**Stated goal:** Copy nothing but the lines below running from the line containing "Emit a web page" through the line containing "var colEdges = [0, 402, 518, 688, 853, 1003];", both end lines included.

[Stored dataset items]
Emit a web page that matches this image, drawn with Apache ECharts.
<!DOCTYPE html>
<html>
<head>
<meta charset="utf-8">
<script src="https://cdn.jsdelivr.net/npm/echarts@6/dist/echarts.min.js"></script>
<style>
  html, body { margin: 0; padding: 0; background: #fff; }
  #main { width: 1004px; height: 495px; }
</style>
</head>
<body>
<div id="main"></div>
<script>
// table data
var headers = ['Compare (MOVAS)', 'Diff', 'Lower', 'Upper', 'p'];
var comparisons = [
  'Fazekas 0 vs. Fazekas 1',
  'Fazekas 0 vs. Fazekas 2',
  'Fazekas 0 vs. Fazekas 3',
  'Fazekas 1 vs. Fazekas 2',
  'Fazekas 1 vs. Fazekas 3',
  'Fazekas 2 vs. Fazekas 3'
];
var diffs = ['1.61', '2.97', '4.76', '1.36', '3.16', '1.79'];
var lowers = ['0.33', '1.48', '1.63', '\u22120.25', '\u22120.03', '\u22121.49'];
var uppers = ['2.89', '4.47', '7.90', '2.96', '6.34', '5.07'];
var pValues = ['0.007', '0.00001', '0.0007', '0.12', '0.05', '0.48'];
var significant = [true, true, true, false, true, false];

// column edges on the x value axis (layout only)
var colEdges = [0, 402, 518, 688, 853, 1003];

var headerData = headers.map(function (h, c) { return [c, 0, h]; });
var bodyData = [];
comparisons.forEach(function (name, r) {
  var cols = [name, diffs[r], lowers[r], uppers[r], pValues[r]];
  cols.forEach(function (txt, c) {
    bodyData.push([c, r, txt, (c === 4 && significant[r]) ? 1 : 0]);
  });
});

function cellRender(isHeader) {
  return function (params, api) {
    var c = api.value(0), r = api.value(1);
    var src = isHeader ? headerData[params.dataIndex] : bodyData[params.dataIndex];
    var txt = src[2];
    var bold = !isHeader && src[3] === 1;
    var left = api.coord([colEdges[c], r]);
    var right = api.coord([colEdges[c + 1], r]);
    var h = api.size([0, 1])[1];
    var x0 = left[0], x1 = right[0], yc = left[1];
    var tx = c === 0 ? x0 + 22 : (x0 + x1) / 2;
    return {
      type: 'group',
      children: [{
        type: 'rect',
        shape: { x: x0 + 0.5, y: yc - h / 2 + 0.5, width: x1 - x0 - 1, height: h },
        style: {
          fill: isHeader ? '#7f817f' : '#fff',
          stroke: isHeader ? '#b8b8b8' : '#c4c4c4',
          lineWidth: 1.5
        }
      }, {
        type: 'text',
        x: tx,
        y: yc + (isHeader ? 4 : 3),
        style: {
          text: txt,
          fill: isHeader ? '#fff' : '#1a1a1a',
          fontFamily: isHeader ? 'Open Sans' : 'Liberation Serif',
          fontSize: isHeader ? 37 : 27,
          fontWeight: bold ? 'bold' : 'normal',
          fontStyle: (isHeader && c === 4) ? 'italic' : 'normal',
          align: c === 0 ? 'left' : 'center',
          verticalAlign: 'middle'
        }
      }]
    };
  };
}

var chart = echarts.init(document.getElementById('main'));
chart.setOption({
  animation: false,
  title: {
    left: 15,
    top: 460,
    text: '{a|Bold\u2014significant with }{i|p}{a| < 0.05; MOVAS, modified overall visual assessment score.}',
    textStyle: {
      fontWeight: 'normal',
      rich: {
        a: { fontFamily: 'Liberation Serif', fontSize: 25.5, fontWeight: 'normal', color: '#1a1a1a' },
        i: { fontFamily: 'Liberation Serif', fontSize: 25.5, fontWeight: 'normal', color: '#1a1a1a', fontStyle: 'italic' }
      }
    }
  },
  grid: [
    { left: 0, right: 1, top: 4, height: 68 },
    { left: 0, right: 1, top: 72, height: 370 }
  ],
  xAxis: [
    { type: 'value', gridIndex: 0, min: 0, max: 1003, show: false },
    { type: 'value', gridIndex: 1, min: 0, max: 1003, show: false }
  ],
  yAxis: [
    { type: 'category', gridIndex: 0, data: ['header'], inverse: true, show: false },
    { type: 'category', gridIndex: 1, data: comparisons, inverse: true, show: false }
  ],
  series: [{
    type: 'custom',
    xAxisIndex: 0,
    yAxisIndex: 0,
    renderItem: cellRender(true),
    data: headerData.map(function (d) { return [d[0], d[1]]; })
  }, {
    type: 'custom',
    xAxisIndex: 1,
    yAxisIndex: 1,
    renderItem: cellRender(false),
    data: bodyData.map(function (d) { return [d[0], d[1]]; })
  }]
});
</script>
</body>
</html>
==
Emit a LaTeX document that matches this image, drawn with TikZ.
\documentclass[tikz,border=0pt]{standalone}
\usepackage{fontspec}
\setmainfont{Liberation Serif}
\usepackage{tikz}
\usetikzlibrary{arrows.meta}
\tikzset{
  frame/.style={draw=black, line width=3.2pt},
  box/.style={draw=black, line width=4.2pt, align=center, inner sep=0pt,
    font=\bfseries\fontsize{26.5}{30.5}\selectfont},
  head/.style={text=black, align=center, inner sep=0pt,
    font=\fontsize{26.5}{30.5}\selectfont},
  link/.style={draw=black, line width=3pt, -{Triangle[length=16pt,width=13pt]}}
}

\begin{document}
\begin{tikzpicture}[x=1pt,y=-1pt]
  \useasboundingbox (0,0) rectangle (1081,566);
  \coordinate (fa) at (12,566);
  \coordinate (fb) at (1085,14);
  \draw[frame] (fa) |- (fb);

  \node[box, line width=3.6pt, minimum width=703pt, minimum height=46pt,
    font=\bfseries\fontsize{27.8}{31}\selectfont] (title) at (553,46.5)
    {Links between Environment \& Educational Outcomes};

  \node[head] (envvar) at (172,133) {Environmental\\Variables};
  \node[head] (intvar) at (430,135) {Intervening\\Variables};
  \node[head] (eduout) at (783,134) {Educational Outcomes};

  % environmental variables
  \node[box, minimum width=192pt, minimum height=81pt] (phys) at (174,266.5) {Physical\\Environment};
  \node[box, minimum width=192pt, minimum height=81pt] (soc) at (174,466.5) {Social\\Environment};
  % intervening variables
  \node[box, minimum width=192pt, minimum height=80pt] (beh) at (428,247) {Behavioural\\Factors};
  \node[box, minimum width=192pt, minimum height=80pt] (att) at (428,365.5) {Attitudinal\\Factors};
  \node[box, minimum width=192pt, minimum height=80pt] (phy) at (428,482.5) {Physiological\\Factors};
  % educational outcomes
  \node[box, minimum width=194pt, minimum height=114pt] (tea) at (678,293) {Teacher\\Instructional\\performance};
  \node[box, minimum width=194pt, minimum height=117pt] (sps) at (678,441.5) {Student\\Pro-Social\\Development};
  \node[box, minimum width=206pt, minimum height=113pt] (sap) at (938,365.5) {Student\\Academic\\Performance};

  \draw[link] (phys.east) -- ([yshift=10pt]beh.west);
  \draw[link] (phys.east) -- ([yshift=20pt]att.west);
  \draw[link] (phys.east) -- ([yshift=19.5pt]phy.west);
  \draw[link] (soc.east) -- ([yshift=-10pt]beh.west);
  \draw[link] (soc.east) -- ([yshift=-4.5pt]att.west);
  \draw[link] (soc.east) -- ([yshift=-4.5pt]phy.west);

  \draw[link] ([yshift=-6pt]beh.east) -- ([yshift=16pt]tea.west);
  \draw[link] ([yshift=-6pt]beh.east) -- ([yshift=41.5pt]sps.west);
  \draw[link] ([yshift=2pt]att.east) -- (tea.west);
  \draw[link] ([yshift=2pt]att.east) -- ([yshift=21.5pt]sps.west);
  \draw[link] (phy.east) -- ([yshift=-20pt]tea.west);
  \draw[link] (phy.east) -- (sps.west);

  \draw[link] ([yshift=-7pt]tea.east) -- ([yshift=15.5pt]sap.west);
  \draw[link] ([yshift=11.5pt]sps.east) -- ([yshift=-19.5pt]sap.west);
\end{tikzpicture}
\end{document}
---
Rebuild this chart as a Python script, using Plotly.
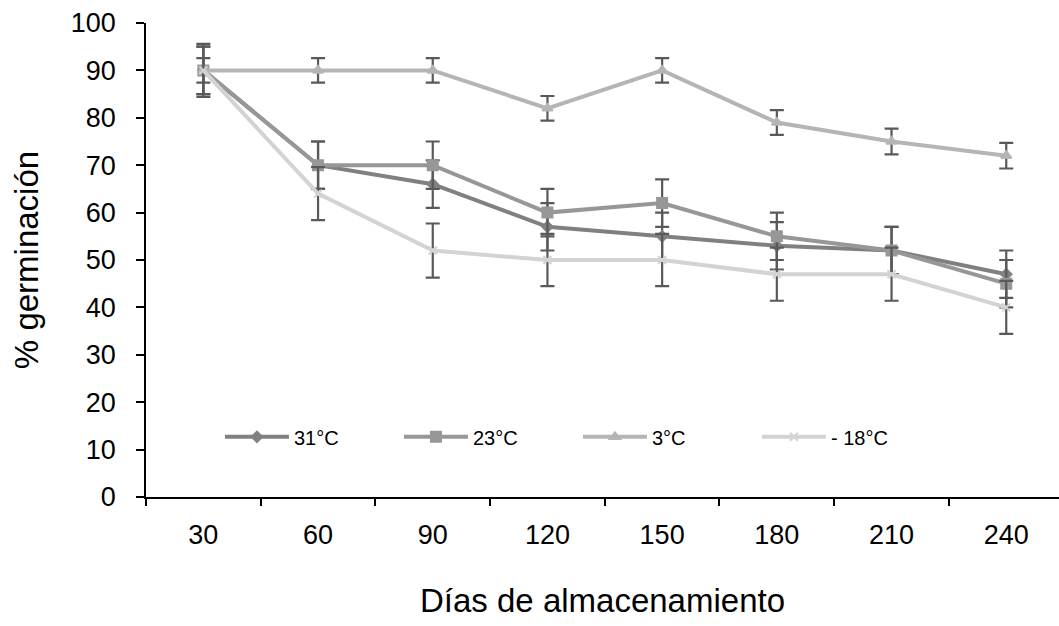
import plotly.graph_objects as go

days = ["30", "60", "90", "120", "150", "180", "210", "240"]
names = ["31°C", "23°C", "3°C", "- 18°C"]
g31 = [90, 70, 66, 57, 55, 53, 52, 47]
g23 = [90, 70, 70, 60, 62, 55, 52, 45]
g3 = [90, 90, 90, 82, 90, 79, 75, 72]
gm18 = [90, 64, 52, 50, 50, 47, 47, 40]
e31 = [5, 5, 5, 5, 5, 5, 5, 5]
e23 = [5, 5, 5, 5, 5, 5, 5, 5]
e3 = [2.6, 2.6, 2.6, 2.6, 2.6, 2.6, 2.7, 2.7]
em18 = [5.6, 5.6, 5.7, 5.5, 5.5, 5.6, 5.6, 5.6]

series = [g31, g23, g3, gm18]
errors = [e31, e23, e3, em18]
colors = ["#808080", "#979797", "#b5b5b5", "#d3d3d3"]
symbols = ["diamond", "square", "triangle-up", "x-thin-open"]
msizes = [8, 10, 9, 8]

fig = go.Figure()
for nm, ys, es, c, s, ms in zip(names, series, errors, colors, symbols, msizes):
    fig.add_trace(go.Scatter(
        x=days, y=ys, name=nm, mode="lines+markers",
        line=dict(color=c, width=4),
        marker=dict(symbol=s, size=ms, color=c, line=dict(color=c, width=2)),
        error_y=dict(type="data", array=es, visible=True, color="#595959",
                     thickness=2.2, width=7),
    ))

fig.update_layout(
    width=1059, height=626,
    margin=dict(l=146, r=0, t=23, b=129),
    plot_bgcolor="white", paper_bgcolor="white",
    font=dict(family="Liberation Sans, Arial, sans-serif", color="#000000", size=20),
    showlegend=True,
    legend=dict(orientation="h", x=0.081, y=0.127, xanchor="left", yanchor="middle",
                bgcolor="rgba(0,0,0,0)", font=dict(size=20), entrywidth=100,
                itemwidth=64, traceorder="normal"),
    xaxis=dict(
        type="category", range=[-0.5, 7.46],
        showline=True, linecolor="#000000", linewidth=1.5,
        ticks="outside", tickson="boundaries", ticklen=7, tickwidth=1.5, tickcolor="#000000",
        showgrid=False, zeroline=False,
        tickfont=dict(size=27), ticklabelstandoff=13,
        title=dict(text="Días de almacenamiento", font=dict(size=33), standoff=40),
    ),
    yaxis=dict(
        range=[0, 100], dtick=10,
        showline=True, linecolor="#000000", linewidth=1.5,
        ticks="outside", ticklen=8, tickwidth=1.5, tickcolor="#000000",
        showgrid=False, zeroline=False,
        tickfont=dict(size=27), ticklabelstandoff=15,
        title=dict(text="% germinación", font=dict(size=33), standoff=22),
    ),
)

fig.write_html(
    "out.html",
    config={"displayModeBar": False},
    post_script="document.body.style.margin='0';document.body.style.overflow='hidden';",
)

**Result of the exercise:**
Emit a web page that matches this image, drawn with Apache ECharts.
<!DOCTYPE html>
<html>
<head>
<meta charset="utf-8">
<script src="https://cdn.jsdelivr.net/npm/echarts@6/dist/echarts.min.js"></script>
<style>
  html, body { margin: 0; padding: 0; background: #fff; }
  #main { width: 1004px; height: 495px; }
</style>
</head>
<body>
<div id="main"></div>
<script>
// table data
var headers = ['Compare (MOVAS)', 'Diff', 'Lower', 'Upper', 'p'];
var comparisons = [
  'Fazekas 0 vs. Fazekas 1',
  'Fazekas 0 vs. Fazekas 2',
  'Fazekas 0 vs. Fazekas 3',
  'Fazekas 1 vs. Fazekas 2',
  'Fazekas 1 vs. Fazekas 3',
  'Fazekas 2 vs. Fazekas 3'
];
var diffs = ['1.61', '2.97', '4.76', '1.36', '3.16', '1.79'];
var lowers = ['0.33', '1.48', '1.63', '\u22120.25', '\u22120.03', '\u22121.49'];
var uppers = ['2.89', '4.47', '7.90', '2.96', '6.34', '5.07'];
var pValues = ['0.007', '0.00001', '0.0007', '0.12', '0.05', '0.48'];
var significant = [true, true, true, false, true, false];

// column edges on the x value axis (layout only)
var colEdges = [0, 402, 518, 688, 853, 1003];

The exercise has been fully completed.